Te lo voy a resumir con estas palabras, Racael, -vaya, ahora sabemos su nombre-talvez así puedo escuchar tus propuestas de cómo salir de este hoyo en el que estamos metidos. Fíjate bien, hermano, el impacto de esta pandemia global tiende en la práctica a ser muy asimétrico, muy antidemocrático, pues los medios de los que disponen los distintos países e individuos para afrontarla no son los mismos en calidad y en cantidad. El supuesto carácter “democrático” del virus es tan sólo aparente, es una falacia para apendejarnos hasta el punto de que creamos que los empresarios más ricos son unas almas de dios que nos cuidan y que sólo piensan en nuestro bienestar. Pero la vida es cabrona, cabrona y taimada, y nos enseña que no todos los confinamientos son iguales porque no todos somos iguales ante los ojos del dios que toma Coca Cola y vende conectividad. Y entonces, para terminar de joder -como le gustaba decir a Roque- caemos en la paradoja de la pobreza: la cuarentena dentro del capitalismo nos salva y nos condena al mismo tiempo, porque nos obliga a elegir entre morir a manos del virus o morir a manos del desempleo.
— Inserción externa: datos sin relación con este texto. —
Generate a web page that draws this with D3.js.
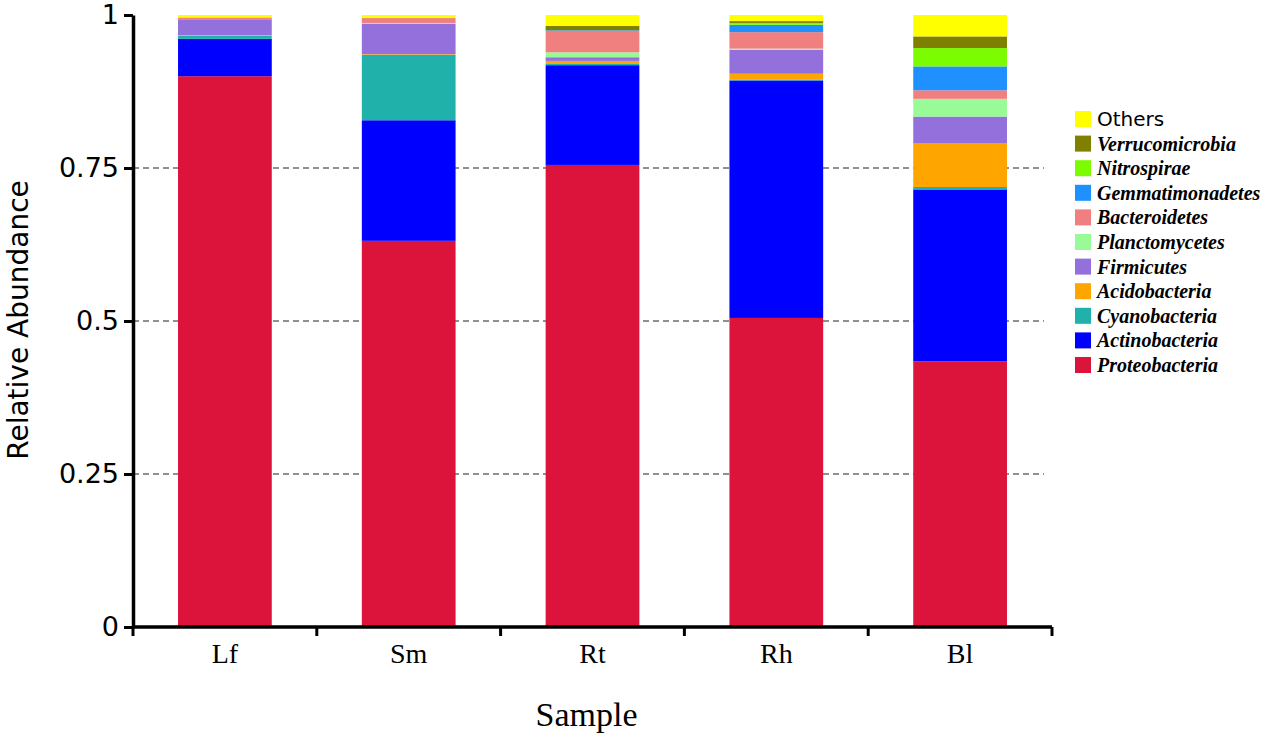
<!DOCTYPE html>
<html>
<head>
<meta charset="utf-8">
<script src="https://cdn.jsdelivr.net/npm/d3@7"></script>
<style>
  body { margin: 0; background: #fff; }
</style>
</head>
<body>
<div id="chart"></div>
<script>
// Samples on the x axis
const samples = ['Lf', 'Sm', 'Rt', 'Rh', 'Bl']

// Phyla, bottom of stack first
const phyla = ['Proteobacteria', 'Actinobacteria', 'Cyanobacteria', 'Acidobacteria', 'Firmicutes',
    'Planctomycetes', 'Bacteroidetes', 'Gemmatimonadetes', 'Nitrospirae', 'Verrucomicrobia', 'Others']

const colors = ['#dc143c', '#0000ff', '#20b2aa', '#ffa500', '#9370db',
    '#98fb98', '#f08080', '#1e90ff', '#7cfc00', '#808000', '#ffff00']

// Relative abundance per phylum, one value per sample (Lf, Sm, Rt, Rh, Bl)
const proteobacteria   = [0.900, 0.631, 0.755, 0.505, 0.434]
const actinobacteria   = [0.061, 0.197, 0.163, 0.388, 0.281]
const cyanobacteria    = [0.005, 0.107, 0.002, 0.001, 0.004]
const acidobacteria    = [0.001, 0.001, 0.005, 0.010, 0.071]
const firmicutes       = [0.026, 0.050, 0.006, 0.039, 0.044]
const planctomycetes   = [0.000, 0.001, 0.008, 0.002, 0.029]
const bacteroidetes    = [0.003, 0.008, 0.035, 0.027, 0.014]
const gemmatimonadetes = [0.000, 0.000, 0.001, 0.012, 0.039]
const nitrospirae      = [0.000, 0.000, 0.000, 0.003, 0.030]
const verrucomicrobia  = [0.000, 0.000, 0.007, 0.003, 0.019]
const others           = [0.004, 0.005, 0.018, 0.010, 0.035]

const yTicks = [0, 0.25, 0.5, 0.75, 1]
const gridTicks = [0.25, 0.5, 0.75]

const series = [proteobacteria, actinobacteria, cyanobacteria, acidobacteria, firmicutes,
    planctomycetes, bacteroidetes, gemmatimonadetes, nitrospirae, verrucomicrobia, others]

// table for d3.stack
const table = samples.map((s, i) => {
    const row = { sample: s }
    phyla.forEach((p, j) => { row[p] = series[j][i] })
    return row
})

const width = 1267
const height = 736
const margin = { left: 133, right: 215, top: 15, bottom: 109 }

const svg = d3.select('#chart')
    .append('svg')
    .attr('width', width)
    .attr('height', height)

const x = d3.scaleBand()
    .domain(samples)
    .range([margin.left, width - margin.right])
    .paddingInner(0.49)
    .paddingOuter(0.245)

const y = d3.scaleLinear()
    .domain([0, 1])
    .range([height - margin.bottom, margin.top])

const color = d3.scaleOrdinal().domain(phyla).range(colors)

// dashed grid lines
svg.append('g')
    .selectAll('line')
    .data(gridTicks)
    .join('line')
    .attr('x1', margin.left)
    .attr('x2', width - margin.right - 8)
    .attr('y1', d => y(d))
    .attr('y2', d => y(d))
    .attr('stroke', '#222')
    .attr('stroke-width', 1)
    .attr('stroke-dasharray', '6,4')

// stacked bars
const stacked = d3.stack().keys(phyla)(table)

svg.append('g')
    .selectAll('g')
    .data(stacked)
    .join('g')
    .attr('fill', d => color(d.key))
    .selectAll('rect')
    .data(d => d)
    .join('rect')
    .attr('x', d => x(d.data.sample))
    .attr('width', x.bandwidth())
    .attr('y', d => y(d[1]))
    .attr('height', d => y(d[0]) - y(d[1]))

// y axis
const yAxis = svg.append('g')
    .attr('transform', `translate(${margin.left},0)`)
    .call(d3.axisLeft(y).tickValues(yTicks).tickFormat(d3.format('')).tickSize(9).tickSizeOuter(0))
yAxis.select('.domain').attr('stroke', '#000').attr('stroke-width', 3.5)
yAxis.selectAll('.tick line').attr('stroke', '#000').attr('stroke-width', 3)
yAxis.selectAll('.tick text')
    .attr('x', -14)
    .attr('font-family', 'DejaVu Sans, sans-serif')
    .attr('font-size', 27)
    .attr('fill', '#000')

// x axis
const x0 = x.range()[0]
const step = x.step()
const boundaries = d3.range(samples.length + 1).map(i => x0 + i * step)

const xAxis = svg.append('g')
    .attr('transform', `translate(0,${y(0)})`)
xAxis.append('line')
    .attr('x1', margin.left - 1)
    .attr('x2', x.range()[1])
    .attr('stroke', '#000')
    .attr('stroke-width', 3.5)
xAxis.selectAll('.btick')
    .data(boundaries)
    .join('line')
    .attr('class', 'btick')
    .attr('x1', d => d)
    .attr('x2', d => d)
    .attr('y1', 0)
    .attr('y2', 9)
    .attr('stroke', '#000')
    .attr('stroke-width', 3)
xAxis.selectAll('text')
    .data(samples)
    .join('text')
    .attr('x', d => x(d) + x.bandwidth() / 2)
    .attr('y', 36)
    .attr('text-anchor', 'middle')
    .attr('font-family', 'Liberation Serif, Times New Roman, serif')
    .attr('font-size', 28)
    .text(d => d)

// axis titles
svg.append('text')
    .attr('x', (x.range()[0] + x.range()[1]) / 2 - 6)
    .attr('y', 726)
    .attr('text-anchor', 'middle')
    .attr('font-family', 'Liberation Serif, Times New Roman, serif')
    .attr('font-size', 34)
    .text('Sample')

svg.append('text')
    .attr('transform', 'translate(28,320) rotate(-90)')
    .attr('text-anchor', 'middle')
    .attr('font-family', 'DejaVu Sans, sans-serif')
    .attr('font-size', 28)
    .text('Relative Abundance')

// legend, top entry is Others
const legendItems = phyla.slice().reverse()
const legend = svg.append('g')
    .attr('transform', 'translate(1075,111)')
    .selectAll('g')
    .data(legendItems)
    .join('g')
    .attr('transform', (d, i) => `translate(0,${i * 24.6})`)

legend.append('rect')
    .attr('width', 16)
    .attr('height', 16)
    .attr('fill', d => color(d))

legend.append('text')
    .attr('x', 22)
    .attr('y', 15)
    .attr('font-family', d => d === 'Others' ? 'DejaVu Sans, sans-serif' : 'Liberation Serif, Times New Roman, serif')
    .attr('font-style', d => d === 'Others' ? 'normal' : 'italic')
    .attr('font-weight', d => d === 'Others' ? 'normal' : 'bold')
    .attr('font-size', 20)
    .text(d => d)
</script>
</body>
</html>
Vos sabes, Racael -le dije, reanudando mis reflexiones de migrante anunciado y crónico- que durante el confinamiento las diferencias en las condiciones de vida se acrecientan, se envalentonan, multiplican su garbo, y esas diferencias pueden resultar decisivas para poder mantener la salud física y mental, y hasta la salud sexual, hermano, porque eso de tener público realmente incomoda y mengua el poder. Quizá por eso mi mujer me alienta con ahínco para que forme parte de un nuevo flujo migratorio: el peste pulsus, le dije, a mi silencioso amigo, y las personas que pasaban frente a nosotros se me quedaban viendo con miedo, con asco, con odio a lo raro; las personas hacían un brusco desvío como si, de repente, se dieran cuenta de que iban a pasar junto a un peligroso loco tira palabras. ¡Cien veces pendejos!!! no saben que la nueva normalidad de la que tanto se habla es tan solo la vieja normalidad que nos obliga a migrar, pero ahora digitalizada con nuevas exclusiones sociales.